To test the green tea extracts' effectiveness, University of Texas researchers had 41 leukoplakia participants take one of three things (actually, one of four, if you count the placebo group) over the course of 12 weeks: 1000 mg of green tea extract, 750 mg of green tea extract, or 500 mg of green tea extract. They took their allotted amount three times per day. At the conclusion of those three months, the researchers took oral tissue samples from each of the participants for another 12 weeks to see if there was any lessening of the lesions.

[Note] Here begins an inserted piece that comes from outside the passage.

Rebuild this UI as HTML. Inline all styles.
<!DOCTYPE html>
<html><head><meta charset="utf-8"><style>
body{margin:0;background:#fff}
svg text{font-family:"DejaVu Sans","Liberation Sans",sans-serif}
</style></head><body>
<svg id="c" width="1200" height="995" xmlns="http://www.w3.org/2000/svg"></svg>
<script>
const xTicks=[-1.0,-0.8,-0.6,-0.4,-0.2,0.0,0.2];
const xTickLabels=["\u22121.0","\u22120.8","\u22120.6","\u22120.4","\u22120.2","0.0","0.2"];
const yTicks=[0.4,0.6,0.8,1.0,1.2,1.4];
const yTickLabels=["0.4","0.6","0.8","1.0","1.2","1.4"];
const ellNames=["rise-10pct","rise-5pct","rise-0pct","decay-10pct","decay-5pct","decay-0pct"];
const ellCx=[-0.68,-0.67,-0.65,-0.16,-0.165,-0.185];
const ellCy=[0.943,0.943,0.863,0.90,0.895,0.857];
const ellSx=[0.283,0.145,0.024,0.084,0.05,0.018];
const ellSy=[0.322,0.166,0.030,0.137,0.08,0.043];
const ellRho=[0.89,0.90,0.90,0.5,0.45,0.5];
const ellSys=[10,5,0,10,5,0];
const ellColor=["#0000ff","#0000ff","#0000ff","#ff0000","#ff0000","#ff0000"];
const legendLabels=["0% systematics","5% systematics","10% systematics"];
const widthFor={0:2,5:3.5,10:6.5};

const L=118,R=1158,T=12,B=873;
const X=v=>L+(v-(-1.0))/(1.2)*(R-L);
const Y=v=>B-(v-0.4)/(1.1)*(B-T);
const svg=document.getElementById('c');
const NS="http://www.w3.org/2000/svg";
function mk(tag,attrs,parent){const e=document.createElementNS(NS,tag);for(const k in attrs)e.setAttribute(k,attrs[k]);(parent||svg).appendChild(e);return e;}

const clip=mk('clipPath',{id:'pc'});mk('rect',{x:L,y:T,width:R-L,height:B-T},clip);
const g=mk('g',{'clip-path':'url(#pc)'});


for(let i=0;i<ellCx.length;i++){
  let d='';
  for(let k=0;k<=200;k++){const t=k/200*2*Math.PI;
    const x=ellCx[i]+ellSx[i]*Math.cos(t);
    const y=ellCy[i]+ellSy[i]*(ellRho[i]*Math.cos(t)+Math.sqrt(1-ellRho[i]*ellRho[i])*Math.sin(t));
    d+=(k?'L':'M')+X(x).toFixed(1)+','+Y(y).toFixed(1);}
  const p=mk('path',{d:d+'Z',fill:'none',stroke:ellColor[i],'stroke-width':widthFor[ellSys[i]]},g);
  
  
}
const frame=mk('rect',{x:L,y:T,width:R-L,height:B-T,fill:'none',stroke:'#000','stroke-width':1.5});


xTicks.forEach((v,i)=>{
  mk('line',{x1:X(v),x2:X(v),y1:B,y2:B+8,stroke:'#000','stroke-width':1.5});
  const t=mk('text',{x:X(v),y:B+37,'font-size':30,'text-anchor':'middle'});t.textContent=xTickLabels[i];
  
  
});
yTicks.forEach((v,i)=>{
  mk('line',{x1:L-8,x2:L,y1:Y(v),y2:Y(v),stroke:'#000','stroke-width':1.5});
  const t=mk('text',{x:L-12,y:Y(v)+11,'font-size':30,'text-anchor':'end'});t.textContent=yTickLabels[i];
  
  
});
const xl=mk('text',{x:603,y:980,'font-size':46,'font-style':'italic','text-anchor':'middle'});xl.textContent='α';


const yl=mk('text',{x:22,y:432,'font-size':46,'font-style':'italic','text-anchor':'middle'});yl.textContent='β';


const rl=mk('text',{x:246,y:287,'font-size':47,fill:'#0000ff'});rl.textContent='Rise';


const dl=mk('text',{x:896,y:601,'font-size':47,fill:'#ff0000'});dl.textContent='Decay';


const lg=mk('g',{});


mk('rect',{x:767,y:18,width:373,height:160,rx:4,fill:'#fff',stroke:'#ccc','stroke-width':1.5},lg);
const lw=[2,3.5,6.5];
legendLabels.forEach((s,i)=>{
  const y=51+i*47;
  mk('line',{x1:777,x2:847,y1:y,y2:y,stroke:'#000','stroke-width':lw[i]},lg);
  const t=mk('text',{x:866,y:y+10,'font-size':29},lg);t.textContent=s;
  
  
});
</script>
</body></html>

Of those taking the highest dose (i.e., 1000 mg), the University of Texas researchers saw a lessening or disappearing of the lesions in 60 percent of the participants. People taking 750 mg also experienced a significant lessening (again, approximately 60 percent of the participants). Of those people taking the lowest green tea extract dose (i.e., 500 mg, three times per day), just over 35 percent experienced lesion diminishment.

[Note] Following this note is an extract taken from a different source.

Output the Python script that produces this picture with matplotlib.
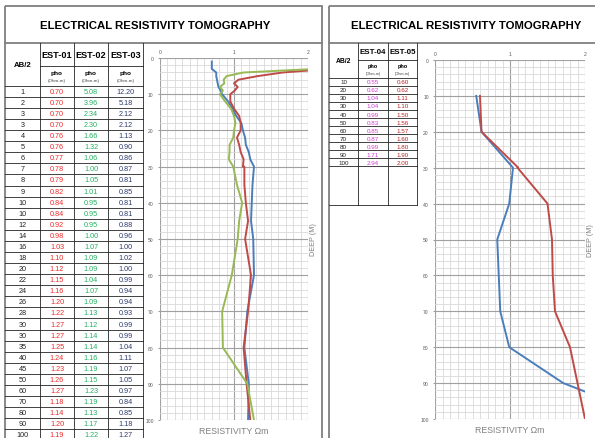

Leukoplakia is a condition where patchy, scaly splotches form inside the mouth, typically on the tongue or on the membrane that lines the inner cheek. Though leukoplakia is treatable and the splotches that characterize the condition are more often than not benign, many people that develop oral cancer see these lesions form prior to oral cancer diagnosis. All of the participants in this study had at least one cancerous lesion at the study's outset.

As is typical with researchers' commenting on their findings, they downplayed them, saying that "more research must be done before we can conclude that green tea may prevent oral or any other type of cancer." Nevertheless, the researchers still called their findings "significant," and that a larger, longer-term study will better determine just how cancer-preventive green tea extracts in fact are.

A 2003 study on green tea found that its extracts, believed to be EGCG and ECG, inhibit cancer from forming by "shutting down" the molecules cancer-causing agents (like tobacco) rely on.

The National Institutes of Health estimate that 35,000 people are diagnosed with oral cancer every year, accounting for about two percent of all cancers. As with most cancers, the likelihood of survival is contingent on when it's diagnosed. Because more than half of oral cancers are diagnosed when it's progressed to other parts of the body, the five-year survival rate is approximately 50 percent.